Falco v. NORTH SHORE LABORATORIES CORP.

866 So. 2d 1255 (2004)

Lisa Marie FALCO, Petitioner,
v.
NORTH SHORE LABORATORIES CORPORATION, a foreign corporation, Respondent.

No. 1D03-3005.

District Court of Appeal of Florida, First District.

February 19, 2004.

*1256 Julie H. Littky-Rubin of Lytal, Reiter, Clark, Fountain & Williams, LLP, West Palm Beach, for Petitioner.

W. Cleveland Acree, II, and Daniel A. Tressler, II, of Unger, Acree, Weinstein, Marcus, Merrill, Kast & Metz, P.L., Orlando, for Respondent North Shore Laboratories Corporation.

VAN NORTWICK, J.

Lisa Marie Falco seeks certiorari review of an order granting the unsworn motion of respondent, North Shore Laboratories Corporation (North Shore), to compel discovery of certain videotapes in Falco's possession which were prepared subsequent to the automobile accident in which she was injured and which constituted her work product prepared in anticipation of litigation or trial.[1] North Shore, which was alleged to have manufactured defective tire plugs placed in the tires of the Ford Bronco that overturned causing injury to Falco, argues that Falco allowed the Bronco and tires to deteriorate after the photographs and videotapes were taken and that North Shore could not, without undue hardship, recreate the condition of the Bronco at the time of the accident without the needed videotapes. Falco argues that she has produced all the photographs which are necessary to allow North Shore to obtain the equivalent evidence and that the trial court erroneously denied her work product immunity based on North Shore's "bare assertions" that this discovery was necessary. We agree and grant the petition.

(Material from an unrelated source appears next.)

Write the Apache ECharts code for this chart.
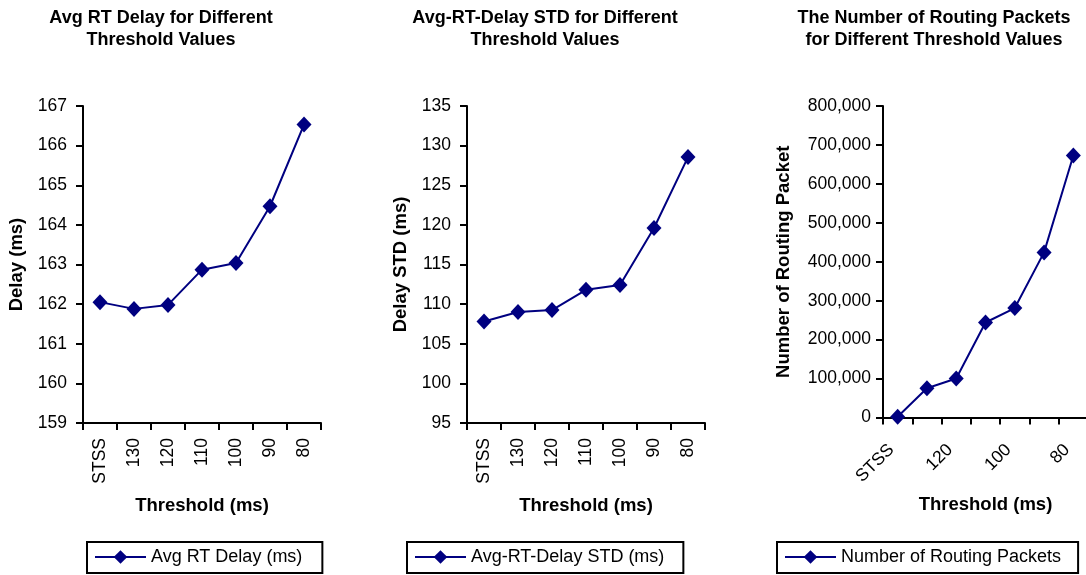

This case is controlled by our recent decision in Florida East Coast Railway L.L.C. v. Jones, 847 So. 2d 1118 (Fla. 1st DCA 2003) in which we explained:

After the Railway objected to Jones' request for photographs, measurements, and a diagram prepared by it after the accident, the respondent filed a motion to compel. No sworn testimony was taken at the hearing, nor did respondent submit any affidavits or other evidence. The trial court stated at the hearing on the motion to compel, and again in its order, that Jones was not required to show by affidavit his need or inability to obtain the substantial equivalent of the requested materials. This was a departure from the essential requirements of Florida law. Before a party can obtain discovery of work product material, it must show that it "has need of the materials in the preparation of the case and is unable without undue hardship to obtain the substantial equivalent of the materials by other means." Fla. R. Civ. P. 1.280(b)(3). The bare assertions of counsel are clearly inadequate to show the "need" and "undue hardship" required for production of work product documents. See Procter & Gamble Co., 462 So.2d at 1195 (Fla. 1st DCA 1985); CSX Transp., Inc. v. Carpenter, 725 So. 2d 434 (Fla. 2d DCA 1999).

Id. at 1119.

A party's work product is discoverable only where the party seeking discovery shows that it has need of the materials to prepare its case and it is unable to obtain, without undue hardship, the substantial equivalent of the materials by other means. Fla. R. Civ. P. 1.280(b)(3). *1257 Jones holds that the "need" and "undue hardship" required for production of work product documents cannot be demonstrated solely by the bare assertions of counsel, but must be demonstrated by affidavit or sworn testimony. 847 So.2d at 1119. Even if the Bronco has deteriorated, as counsel for North Shore asserts, nothing in the record explains why North Shore cannot recreate, without undue hardship, the condition of the Bronco and the tire at the time of the accident by use of the photographs produced by Falco. See Procter & Gamble Co. v. Swilley, 462 So. 2d 1188, 1194 (Fla. 1st DCA 1985).

As in Jones, upon remand the trial court must conduct an evidentiary hearing, including, if necessary, conducting an in camera review of the respective materials. Jones, 847 So.2d at 1119.

Petition for Writ GRANTED; Order QUASHED; REMANDED for further proceedings.

KAHN and WEBSTER, JJ., Concur.

NOTES

[1] The order on appeal also compelled discovery of certain photographs which have already been produced and are therefore not in dispute.